* [Set exercise] Starting at the top of the listing, extract every line up to and including the one with "const Y_MAX = 1.0165;". Pictures stay out of the copy.

(Rows from a dataset of charts and code)
******

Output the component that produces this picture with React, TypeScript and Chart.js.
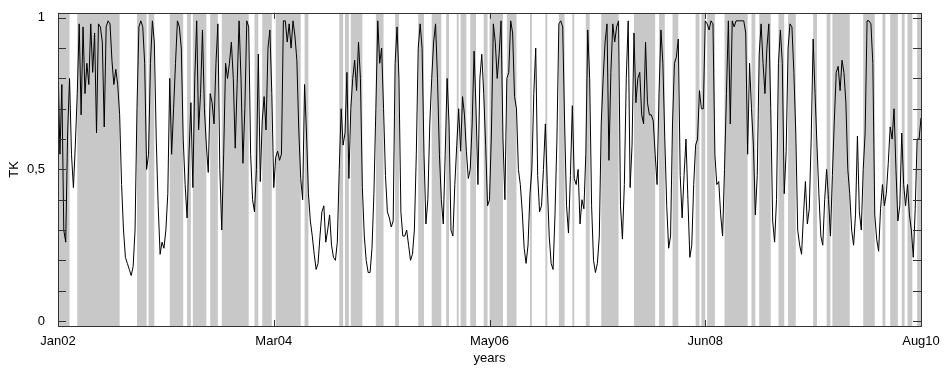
import React, { useEffect, useRef } from 'react';
import { Chart, registerables } from 'chart.js';

Chart.register(...registerables);

// x axis: week index from Jan 2002 (0) to Aug 2010 (448)
const tickWeeks = [0, 112, 224, 336, 448];
const tickLabels = ['Jan02', 'Mar04', 'May06', 'Jun08', 'Aug10'];
const yTicks = [0, 0.5, 1];
const yTickLabels = ['0', '0,5', '1'];
const Y_MIN = -0.0165;
const Y_MAX = 1.0165;

// TK series (weekly)
const tk = [
  0.85, 0.55, 0.78, 0.30, 0.26, 0.62, 0.80, 0.55, 0.44, 0.58,
  0.75, 0.98, 0.68, 0.97, 0.75, 0.85, 0.78, 0.98, 0.82, 0.95,
  0.62, 0.98, 0.97, 0.92, 0.64, 0.97, 0.99, 0.98, 0.86, 0.78,
  0.83, 0.78, 0.68, 0.45, 0.30, 0.21, 0.19, 0.17, 0.15, 0.18,
  0.30, 0.70, 0.97,
  0.99, 0.97, 0.85, 0.50, 0.55, 0.85, 0.99,
  0.92, 0.60, 0.38, 0.22, 0.26, 0.24, 0.30, 0.42, 0.80, 0.55,
  0.70, 0.85, 0.99, 0.97, 0.90, 0.60, 0.45, 0.34, 0.55, 0.72,
  0.44, 0.80, 0.99, 0.63, 0.75, 0.96, 0.70, 0.58, 0.49, 0.75,
  0.72, 0.65, 0.85, 0.98, 0.50, 0.30, 0.55, 0.85, 0.80,
  0.85, 0.92, 0.80, 0.57, 0.78, 0.99, 0.80, 0.52, 0.70, 0.99, 0.97,
  0.55, 0.40, 0.36, 0.50, 0.88, 0.46, 0.66, 0.74, 0.63, 0.90,
  0.96, 0.75, 0.44, 0.54, 0.56, 0.53, 0.55, 0.99, 0.99, 0.92,
  0.98, 0.90, 0.99, 0.94, 0.86, 0.63, 0.47, 0.40, 0.78, 0.62,
  0.42, 0.33, 0.28, 0.22, 0.17,
  0.19, 0.28, 0.36, 0.38, 0.26, 0.30, 0.35, 0.25, 0.21, 0.20,
  0.26, 0.50, 0.70, 0.58, 0.62, 0.82, 0.47, 0.70, 0.80, 0.86,
  0.76, 0.92, 0.80, 0.44, 0.28, 0.20, 0.16, 0.16, 0.24, 0.42,
  0.70, 0.99, 0.85, 0.90, 0.70, 0.48, 0.36, 0.34, 0.31, 0.33,
  0.85, 0.97, 0.80, 0.36, 0.28,
  0.28, 0.30, 0.25, 0.20, 0.22, 0.30, 0.55, 0.90, 0.98, 0.90,
  0.55, 0.32, 0.40, 0.65, 0.80, 0.92, 0.98, 0.80, 0.55, 0.40,
  0.32, 0.55, 0.80, 0.65, 0.30, 0.28, 0.45, 0.58, 0.70, 0.56,
  0.74, 0.68, 0.56, 0.47, 0.50, 0.65, 0.89, 0.70, 0.45, 0.80,
  0.88, 0.75, 0.58, 0.38, 0.40, 0.62,
  0.98, 0.92, 0.80, 0.88, 0.99, 0.60, 0.40, 0.80, 0.82, 0.99,
  0.95, 0.74, 0.70, 0.50, 0.45, 0.36, 0.24, 0.19, 0.25, 0.42,
  0.50, 0.75, 0.90, 0.48, 0.36, 0.38, 0.50, 0.65, 0.45, 0.28,
  0.19, 0.17, 0.35, 0.60, 0.98, 0.99, 0.97, 0.65, 0.38, 0.29,
  0.48, 0.71, 0.47, 0.45, 0.50, 0.32,
  0.40, 0.37, 0.55, 0.96, 0.80, 0.38, 0.20, 0.16, 0.19, 0.28,
  0.65, 0.80, 0.92, 0.98, 0.53, 0.82, 0.98, 0.92, 0.97, 0.99,
  0.38, 0.27, 0.45, 0.80, 0.99, 0.44, 0.58, 0.95, 0.72, 0.80,
  0.82, 0.68, 0.65, 0.92, 0.72, 0.68, 0.68, 0.66, 0.55, 0.45,
  0.75, 0.96, 0.85, 0.60, 0.38,
  0.24, 0.28, 0.65, 0.85, 0.87, 0.93, 0.48, 0.34, 0.48, 0.60,
  0.40, 0.21, 0.25, 0.45, 0.58, 0.60, 0.76, 0.70, 0.70, 0.99,
  0.98, 0.96, 0.99, 0.98, 0.55, 0.45, 0.46, 0.35, 0.28, 0.50,
  0.75, 0.99, 0.65, 0.99, 0.97, 0.99, 0.99, 0.99, 0.99, 0.99,
  0.95, 0.55, 0.85, 0.70, 0.58, 0.35,
  0.48, 0.88, 0.98, 0.85, 0.75, 0.90, 0.98, 0.70, 0.33, 0.26,
  0.40, 0.85, 0.96, 0.85, 0.42, 0.56, 0.90, 0.98, 0.97, 0.82,
  0.62, 0.30, 0.25, 0.22, 0.35, 0.46, 0.32, 0.37, 0.60, 0.93,
  0.75, 0.58, 0.42, 0.28, 0.25, 0.40, 0.50, 0.40, 0.28, 0.48,
  0.66, 0.82, 0.84, 0.76, 0.86, 0.82,
  0.72, 0.50, 0.42, 0.30, 0.25, 0.35, 0.61, 0.36, 0.30, 0.50,
  0.62, 0.99, 0.99, 0.98, 0.85, 0.35, 0.27, 0.23, 0.37, 0.45,
  0.38, 0.42, 0.52, 0.64, 0.60, 0.70, 0.50, 0.33, 0.38, 0.62,
  0.45, 0.38, 0.45, 0.35, 0.30, 0.21, 0.37, 0.60, 0.60, 0.67,
];

// Shaded regime periods [startWeek, endWeek]
const regimeStart = [
  0.5, 10, 41, 47, 58, 67, 70, 79, 85, 102, 106, 113, 128,
  146, 149, 152, 165, 175, 187, 194, 201.5, 207, 209, 214, 221,
  224, 233, 245, 253, 260, 267, 274, 282, 299, 312, 319, 331, 334, 337,
  346, 360, 364, 374, 379, 392, 399, 402, 418, 428, 432, 438, 441, 446,
];
const regimeEnd = [
  6, 32, 46, 50, 65, 69, 77, 83, 99, 104, 111, 126, 130,
  148, 151, 158, 169, 177, 190, 199, 203, 208, 212, 217, 223,
  231, 238, 246, 254, 263, 268, 276, 291, 310, 315, 322, 333, 336, 341,
  358, 362, 370, 377, 383, 394, 401, 411, 424, 429.5, 436, 439.5, 443.5, 448,
];

const FONT = { family: '"Liberation Sans", Arial, sans-serif', size: 13 };

const framePlugin = {
  id: 'frameTicks',
  afterDatasetsDraw(chart: any) {
    const { ctx, chartArea, scales } = chart;
    const { left, right, top, bottom } = chartArea;
    ctx.save();
    ctx.strokeStyle = '#333';
    ctx.lineWidth = 1;
    ctx.beginPath();
    for (let k = 0; k <= 10; k++) {
      const y = Math.round(scales.y.getPixelForValue(k / 10)) + 0.5;
      ctx.moveTo(left, y);
      ctx.lineTo(left + 8, y);
      ctx.moveTo(right, y);
      ctx.lineTo(right - 8, y);
    }
    tickWeeks.forEach((w) => {
      const x = Math.round(scales.x.getPixelForValue(w)) + 0.5;
      ctx.moveTo(x, bottom);
      ctx.lineTo(x, bottom - 6);
      ctx.moveTo(x, top);
      ctx.lineTo(x, top + 6);
    });
    ctx.stroke();
    ctx.strokeRect(Math.round(left) + 0.5, Math.round(top) + 0.5, Math.round(right - left), Math.round(bottom - top));
    ctx.restore();
  },
};

export default function App() {
  const ref = useRef<HTMLCanvasElement | null>(null);

  useEffect(() => {
    if (!ref.current) return;
    const linePts = tk.map((v, i) => ({ x: i, y: v }));
    const shadePts: { x: number; y: number }[] = [{ x: 0, y: Y_MIN }];
    regimeStart.forEach((a, k) => {
      const b = regimeEnd[k];
      shadePts.push({ x: a, y: Y_MIN }, { x: a, y: Y_MAX }, { x: b, y: Y_MAX }, { x: b, y: Y_MIN });
    });
    shadePts.push({ x: 448, y: Y_MIN });

    const chart = new Chart(ref.current, {
      type: 'line',
      data: {
        datasets: [
          {
            label: 'TK',
            data: linePts,
            borderColor: '#000',
            borderWidth: 1,
            pointRadius: 0,
            tension: 0,
            fill: false,
            order: 0,
          },
          {
            label: 'regime',
            data: shadePts,
            borderColor: 'rgba(0,0,0,0)',
            borderWidth: 0,
            backgroundColor: '#c8c8c8',
            pointRadius: 0,
            tension: 0,
            fill: 'start',
            order: 1,
          },
        ],
      },
      options: {
        animation: false,
        responsive: false,
        events: [],
        layout: { padding: { top: 12, right: 23, left: 0, bottom: 0 } },
        plugins: { legend: { display: false }, tooltip: { enabled: false } },
        scales: {
          x: {
            type: 'linear',
            min: 0,
            max: 448,
            grid: { display: false },
            border: { display: false },
            afterBuildTicks: (s: any) => {
              s.ticks = tickWeeks.map((v) => ({ value: v }));
            },
            afterFit: (s: any) => {
              s.height = 42;
            },
            ticks: {
              autoSkip: false,
              maxRotation: 0,
              padding: 0,
              color: '#000',
              font: FONT,
              callback: (v: any) => tickLabels[tickWeeks.indexOf(v)] ?? '',
            },
            title: { display: true, text: 'years', color: '#000', font: FONT, padding: { top: 0, bottom: 2 } },
          },
          y: {
            min: Y_MIN,
            max: Y_MAX,
            grid: { display: false },
            border: { display: false },
            afterBuildTicks: (s: any) => {
              s.ticks = yTicks.map((v) => ({ value: v }));
            },
            afterFit: (s: any) => {
              s.width = 58;
            },
            ticks: {
              padding: 5,
              color: '#000',
              font: FONT,
              callback: (v: any) => yTickLabels[yTicks.indexOf(v)] ?? '',
            },
            title: { display: true, text: 'TK', color: '#000', font: FONT, padding: { top: 7, bottom: 0 } },
          },
        },
      },
      plugins: [framePlugin],
    });
    return () => chart.destroy();
  }, []);

  return (
    <div style={{ position: 'fixed', left: 0, top: 0, width: 944, height: 368, background: '#fff' }}>
      <canvas ref={ref} width={944} height={368} style={{ display: 'block' }} />
    </div>
  );
}
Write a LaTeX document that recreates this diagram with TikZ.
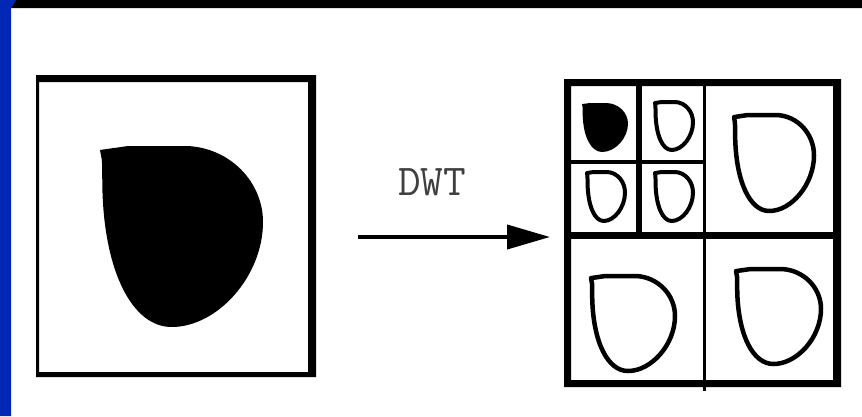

******

* [Result for this exercise]
Output the component that produces this picture with React, TypeScript and Chart.js.
import React, { useEffect, useRef } from 'react';
import { Chart, registerables } from 'chart.js';

Chart.register(...registerables);

// x axis: week index from Jan 2002 (0) to Aug 2010 (448)
const tickWeeks = [0, 112, 224, 336, 448];
const tickLabels = ['Jan02', 'Mar04', 'May06', 'Jun08', 'Aug10'];
const yTicks = [0, 0.5, 1];
const yTickLabels = ['0', '0,5', '1'];
const Y_MIN = -0.0165;
const Y_MAX = 1.0165;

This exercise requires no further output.